3. Not paying for expertise
We say this with full respect: You are not good at everything. You cannot be. And yet, every part of a business should be done expertly—particularly the tricky stuff like taxes and legal issues.
So where it really matters, do not download some free online guide or think you can handle it yourself. Find an expert whose job is to know exactly what you need to do.
4. Ignoring data
“Magical thinking can kill any business,” said Lisa Stone, the San Francisco–based cofounder of the online community BlogHer. You cannot just believe you will succeed—you need to actually crunch some numbers and figure out if you will succeed. There has to be data that validates that your big idea is real, or at least provides a leading indicator that it could be. Once you collect that data, use it to create key performance indicators or milestones to show your idea or business is progressing.
5. Scaling too quickly
Here is a scary number: Seventy-four percent of high-growth internet startups fail because they scaled too fast, too soon. (That’s according to a report by Startup Genome.) “It happens a lot,” said Erik Rannala, co-founder and managing partner of Los Angeles–based Mucker Capital. “People raise money, think they’re flush with cash and then spend it on the wrong things. But by the time they realize that spending is not getting them anywhere, it is often too late.”

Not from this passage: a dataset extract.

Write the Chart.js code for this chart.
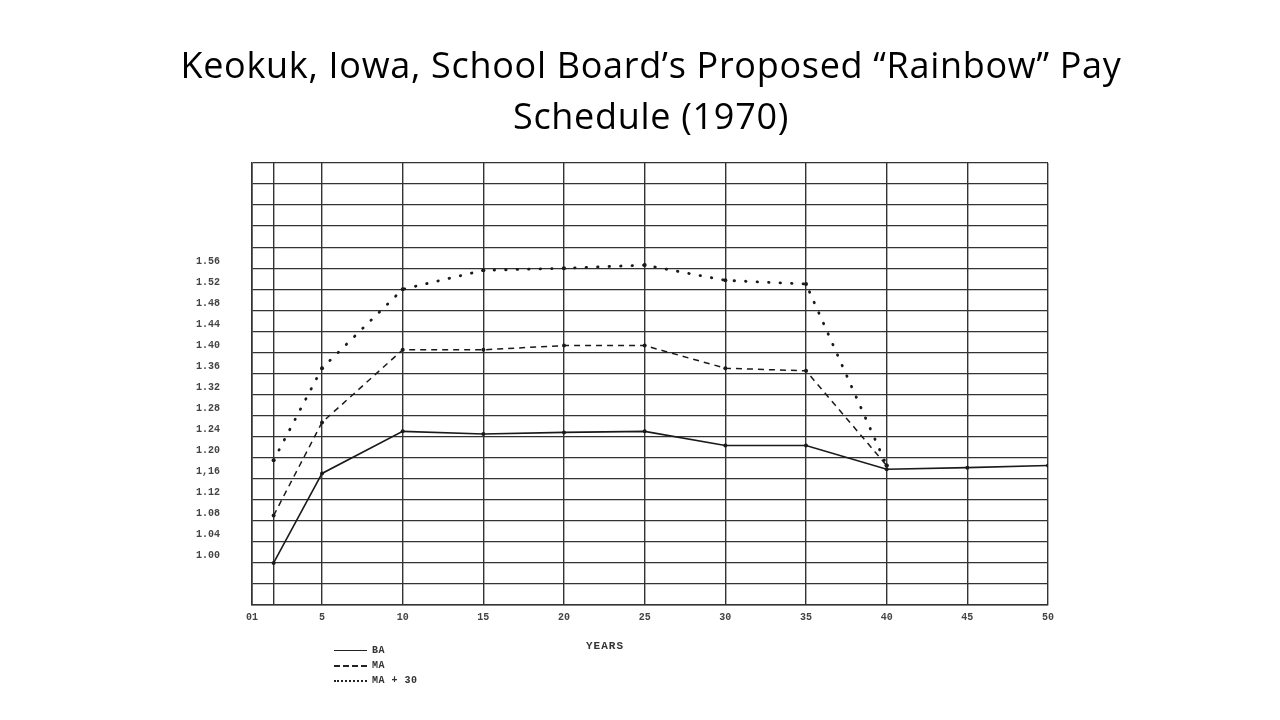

What are they spending on? Oh, anything—from marketing to hiring too many employees too quickly. But the basic problem is the same: They are draining the budget on things that are not essential to expansion or determining whether their business is even viable. “When you start to spend money, you need to either have more or have a way to generate more,” Rannala said. “Because if you run out of money before you actually hit any real business milestones, you are going to have a very hard time raising more.”
6. Clinging to the wrong idea
“You have to realize that sometimes you’re pushing up the wrong hill or you’re pushing into a brick wall you’re never going to break through,” Rannala said. This mistake is especially prevalent among first time entrepreneurs and people entering an unfamiliar market—folks who just fall in love with their original idea and cannot recognize how much it is failing.
Do not go on gut. Go on evidence. Evaluate how your product fits in the market. Maybe you run experiments on what tactics or product tweaks draw in customers the best. Or maybe you closely track how much it costs you to acquire each customer—and if small tweaks make that cost go up or down.
7. Failing to delegate
It is perhaps the most classic problem in management: Rather than give up control and trust others to take the reins, you try to do everything yourself—and fail. The instinct is understandable, of course.
So, what to do? Delegate, obviously. Start by drawing up processes, almost like a guidebook for how to do things the way they should be done. That way you will feel calmer, and your employees will have the direction they need.
8. Thinking money solves everything
Struggling entrepreneurs often think that if they can just raise another round of financing, their problems will be solved. But money does not work like that. It cannot solve a fundamental issue with a business model, said Carter Cast, professor of entrepreneurship at Kellogg School of Management and venture partner at Chicago-based Pritzker Group Venture Capital.
“If your business model isn’t sound, throwing money at it is not going to work,” Cast said. “You have to fix the problem first, and then raise the money. Doing it the other way around will only get you in more trouble.”
9. Underestimating how long sales take
Let us get this out of the way: Sales take time. Many startups even think they can close a big enterprise account in three to six months—but in reality, a deal like that can take more than a year. And if your business plan does not account for that, you are going to be in trouble.
10. Fearing failure
“Fail fast” may be a popular catchphrase, but Kamil is not a fan of it. No matter how much entrepreneurs may glorify failure, there is still that scary word: fail. And nobody wants to be the opposite of success. “It’s really the wrong term, because ‘failing’ means there’s no benefit, and most times that’s just not true,” he said.
Change the mindset. You did not fail—you ran an experiment that will improve your next business.
So, were these still 10 types of startup failures? Sure, technically. But that just means they are also 10 ways to learn.